Pnina Sharvit Baruch.
(photo credit: YOUTUBE SCREENSHOT)
In a time period when international lawyers are more involved in security issues than ever before, there needs to be greater exchange between international law experts and security experts, said Col. (res.) Pnina Sharvit Baruch about her recent conference at the Institute for National Security Studies (INSS).
Baruch is former head of the IDF's international law division and currently heads INSS's program on law and national security.
She brought together a range of international law experts ranging from academics to Justice Ministry and IDF legal division representatives to human rights activists to discuss a range of relevant issues (all of which were also published in a short academic volume) with an audience of mostly non-lawyers with security backgrounds.
Baruch said that most articles and lectures on international law and security are written and presented in lawyer-speak and are neither marketed nor easily accessible to non-lawyers for whom such issues have still become extremely relevant.
The lectures ranged from Baruch on legal principles for humanitarian intervention in Syria to Bar-Ilan University's Dr.
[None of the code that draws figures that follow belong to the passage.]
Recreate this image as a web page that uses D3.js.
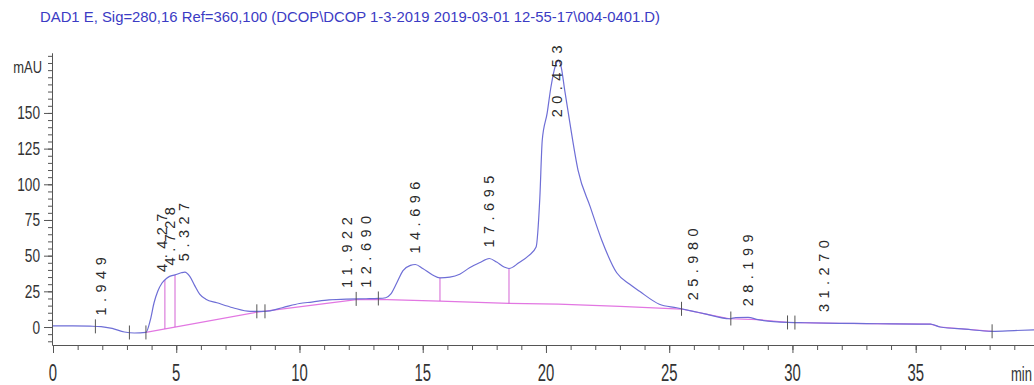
<!DOCTYPE html>
<html><head><meta charset="utf-8">
<script src="https://cdn.jsdelivr.net/npm/d3@7"></script>
<style>
html,body{margin:0;padding:0;background:#fff;}
svg{display:block;font-family:"Liberation Sans",Arial,sans-serif;}
</style></head>
<body><svg id="chart" width="1034" height="385"></svg>
<script>
// Run header
const titleText = "DAD1 E, Sig=280,16 Ref=360,100 (DCOP\\DCOP 1-3-2019 2019-03-01 12-55-17\\004-0401.D)";

// Detector trace (retention time in min, absorbance in mAU)
const times = [0, 0.8, 1.5, 1.95, 2.4, 2.9, 3.3, 3.77, 3.95, 4.1, 4.25, 4.43, 4.6, 4.73, 4.95, 5.2, 5.35, 5.55, 5.75, 5.95, 6.2, 6.65, 7.3, 8.0, 8.6, 9.3, 10.0, 10.5, 11.2, 11.9, 12.7, 13.2, 13.5, 13.7, 13.95, 14.2, 14.5, 14.7, 15.0, 15.4, 15.7, 16.1, 16.5, 16.9, 17.3, 17.7, 18.0, 18.3, 18.5, 18.9, 19.3, 19.6, 19.75, 19.85, 20.05, 20.2, 20.4, 20.5, 20.62, 20.76, 20.97, 21.3, 21.8, 22.26, 22.87, 23.4, 23.8, 24.6, 25.3, 25.98, 26.5, 27.45, 27.7, 28.2, 28.6, 29.8, 30.5, 31.9, 33, 34, 35.6, 36.0, 37, 38.1, 39.0, 39.8];
const signal = [0.8, 0.8, 0.6, 0.3, -1, -3.5, -4.2, -3.8, 5, 17, 25, 31, 34, 35.5, 36.5, 38, 38.5, 35.5, 29, 23, 19.5, 17, 13.5, 11, 11, 13.5, 16.5, 17.5, 19, 19.6, 19.8, 20, 20.5, 23, 31, 39.5, 43.2, 43.8, 41, 36.5, 34.5, 35, 37, 41.5, 45, 48, 45.5, 42, 41, 45, 50, 56, 90, 131, 150, 168, 184, 187, 182, 166, 143, 110, 84, 61, 38, 30, 25, 16, 13.5, 11, 9, 5.8, 6.6, 6.8, 5.2, 3.2, 3, 2.6, 2.4, 2.2, 2, 0, -1.5, -3, -2.5, -2];

// Integration baseline
const baseTimes = [3.77, 8.3, 12.3, 13.2, 15.7, 18.5, 20.5, 23, 25.5, 26.5, 27.45, 28.6, 29.8, 31.9, 35.6, 36.0, 38.1];
const baseValues = [-3.8, 10.5, 19.2, 19.4, 18.2, 16.5, 16, 14.5, 12.6, 9, 5.8, 5.2, 3.2, 2.6, 2, 0, -3];

// Peak retention times and their printed labels
const peakTimes = [1.949, 4.427, 4.728, 5.327, 11.922, 12.690, 14.696, 17.695, 20.453, 25.980, 28.199, 31.270];
const peakLabels = ["1.949", "4.427", "4.728", "5.327", "11.922", "12.690", "14.696", "17.695", "20.453", "25.980", "28.199", "31.270"];

// Peak start/end marks and drop lines
const markTimes = [1.72, 3.1, 3.77, 8.27, 8.6, 12.3, 13.2, 25.5, 27.5, 29.8, 30.1, 38.1];
const dropTimes = [4.54, 4.95, 15.7, 18.5];

// Axis ticks
const xTickValues = [0, 5, 10, 15, 20, 25, 30, 35];
const xTickLabels = ["0", "5", "10", "15", "20", "25", "30", "35"];
const yTickValues = [0, 25, 50, 75, 100, 125, 150];
const yTickLabels = ["0", "25", "50", "75", "100", "125", "150"];

const svg = d3.select("#chart");
const x = d3.scaleLinear().domain([0, 39.8]).range([53, 1034]);
const y = d3.scaleLinear().domain([-12.6, 192]).range([345, 53]);

function interp(ts, vs, t) {
  let i = d3.bisectRight(ts, t);
  if (i <= 0) return vs[0];
  if (i >= ts.length) return vs[vs.length - 1];
  const t0 = ts[i - 1], t1 = ts[i];
  return vs[i - 1] + (vs[i] - vs[i - 1]) * (t - t0) / (t1 - t0);
}

// Title
svg.append("text")
  .attr("x", 40).attr("y", 22)
  .attr("font-size", 15)
  .attr("fill", "#3b3bc4")
  .attr("textLength", 620)
  .attr("lengthAdjust", "spacingAndGlyphs")
  .text(titleText);

// Axes
const axisColor = "#555";
const xMinor = d3.range(0, 40, 1);
const yMinor = d3.range(-10, 191, 5);

const gx = svg.append("g").attr("transform", "translate(0,345)");
gx.call(d3.axisBottom(x).tickValues(xMinor).tickSize(5).tickSizeOuter(0).tickFormat(""));
gx.append("g").call(d3.axisBottom(x).tickValues(xTickValues).tickSize(8).tickSizeOuter(0).tickFormat(""));
gx.selectAll("path,line").attr("stroke", axisColor);

const gy = svg.append("g").attr("transform", "translate(52,0)");
gy.call(d3.axisLeft(y).tickValues(yMinor).tickSize(4).tickSizeOuter(0).tickFormat(""));
gy.append("g").call(d3.axisLeft(y).tickValues(yTickValues).tickSize(8).tickSizeOuter(0).tickFormat(""));
gy.selectAll("path,line").attr("stroke", axisColor);

// Condensed tick labels
svg.append("g").selectAll("text").data(xTickValues).join("text")
  .attr("transform", d => `translate(${x(d)},381) scale(0.62,1)`)
  .attr("text-anchor", "middle")
  .attr("font-size", 24)
  .attr("fill", "#333")
  .text((d, i) => xTickLabels[i]);

svg.append("g").selectAll("text").data(yTickValues).join("text")
  .attr("transform", d => `translate(40,${y(d) + 6.5}) scale(0.76,1)`)
  .attr("text-anchor", "end")
  .attr("font-size", 18)
  .attr("fill", "#333")
  .text((d, i) => yTickLabels[i]);

svg.append("text")
  .attr("transform", "translate(42,73) scale(0.76,1)")
  .attr("text-anchor", "end")
  .attr("font-size", 17)
  .attr("fill", "#333")
  .text("mAU");

svg.append("text")
  .attr("transform", "translate(1032,381) scale(0.62,1)")
  .attr("text-anchor", "end")
  .attr("font-size", 21)
  .attr("fill", "#333")
  .text("min");

// Baseline
const line = d3.line().x(d => x(d[0])).y(d => y(d[1]));
svg.append("path")
  .datum(baseTimes.map((t, i) => [t, baseValues[i]]))
  .attr("d", line)
  .attr("fill", "none")
  .attr("stroke", "#e277e2")
  .attr("stroke-width", 1.2);

// Drop lines from trace to baseline
svg.append("g").selectAll("line").data(dropTimes).join("line")
  .attr("x1", d => x(d)).attr("x2", d => x(d))
  .attr("y1", d => y(interp(times, signal, d)))
  .attr("y2", d => y(interp(baseTimes, baseValues, d)))
  .attr("stroke", "#d463d4")
  .attr("stroke-width", 1);

// Trace
svg.append("path")
  .datum(times.map((t, i) => [t, signal[i]]))
  .attr("d", line.curve(d3.curveMonotoneX))
  .attr("fill", "none")
  .attr("stroke", "#6e6ed6")
  .attr("stroke-width", 1.2);

// Start/end marks
svg.append("g").selectAll("line").data(markTimes).join("line")
  .attr("x1", d => x(d)).attr("x2", d => x(d))
  .attr("y1", d => y(interp(times, signal, d)) - 7)
  .attr("y2", d => y(interp(times, signal, d)) + 7)
  .attr("stroke", "#555")
  .attr("stroke-width", 1);

// Retention time labels
const labels = svg.append("g").selectAll("text").data(peakTimes).join("text")
  .attr("font-size", 14.5)
  .attr("letter-spacing", "5.5px")
  .attr("fill", "#2a2a2a")
  .attr("dy", "0.35em")
  .text((d, i) => peakLabels[i]);

labels.each(function(d) {
  const len = this.getComputedTextLength();
  let yPos = y(interp(times, signal, d)) - 11;
  if (yPos - len < 40) yPos = 40 + len;
  d3.select(this).attr("transform", `translate(${x(d)},${yPos}) rotate(-90)`);
});
</script>
</body></html>
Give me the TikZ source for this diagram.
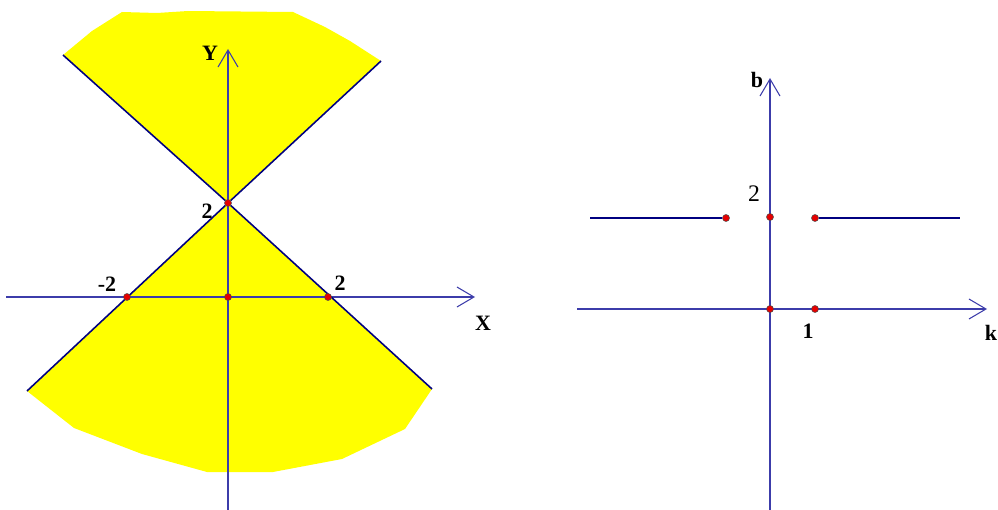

Ziv Bohrer on "Lawyers in war: who needs them," to IDF officer Assaf Harel (speaking in his capacity as an individual) on challenges to defending Israel's new natural gas rigs from terror attacks.
Bohrer elaborated on the problem, nothing that many security officials might view the intervention of lawyers as "annoying, slowing down soldiers from doing their job" and might say that the situation "was not like this in the past."
Bohrer quoted a letter from founding prime minister David Ben-Gurion on February 10, 1948, months before the State of Israel was established, in which Ben-Gurion pushed hard for courts martial of Palmah and other security forces who were suspected of breaking the laws of war.
Following Ben-Gurion's letter to Yaakov Riftin, a member of a Defense Council which managed the pre-state Yishuv's security issues, Riftin issued a report which, in part, led to the formation of what eventually became the IDF's legal division and court system.
Bohrer said that during the 1948-1949 Independence War, with an army of 70,000 soldiers, there were 2,424 courts martial judgments with an average of 400 cases being handled per month.
He added that this showed that even back to Israel's first war, lawyers and judges were heavily involved in regulating the army, "and yet Israel still managed to win!"
Bohrer's clear conclusion was that security officials could relax a bit more about the involvement of lawyers in army business since this involvement was neither new nor, based on past experience, a threat to reducing the IDF' effectiveness.
Harel discussed dilemmas confronting defending the gas installations of the country's coast in light of international law's limiting any security zone to a mere 500 meter radius around the installations.
Beyond 500 meters, the principle of freedom on the high seas reigns, though nations have specific economic rights to exploit natural resources within certain other zones.
He pointed out how insufficient such a limited zone was since many ships could cross that distance in under 40 seconds and a fired missile or projectile could cross that distance in an even shorter period.
This situation is exacerbated by the sense that, due to the installations' importance to the state's future energy strategy, a terror group could use inexpensive means to cause massive damage to the state.
Harel noted that the 500 meter radius was selected in 1954 without foreseeing the developments of current terror threats and said that the best solution would be to enlarge the security zones.
However, Canada, in 1985, and Brazil, in 2007, attempted to enlarge the security zone in the context of the International Maritime Organization (IMO), and as of 2010, both attempts had failed.
Accepting the reality that the inadequate 500 meter radius might not change anytime soon, Harel discussed having larger "light" security zones in which Israel would not necessarily legally be able to take certain enforcement actions against trespassers, but would request that incoming vessels identify themselves.
In the absence of identifying themselves, surveillance of the vessels might be justified and other suspicious actions by the vessels could lead to enforcement actions even beyond the 500 meter radius as Israel has taken actions far beyond its coast in the past when sufficient intelligence indicated hostile intentions by a ship.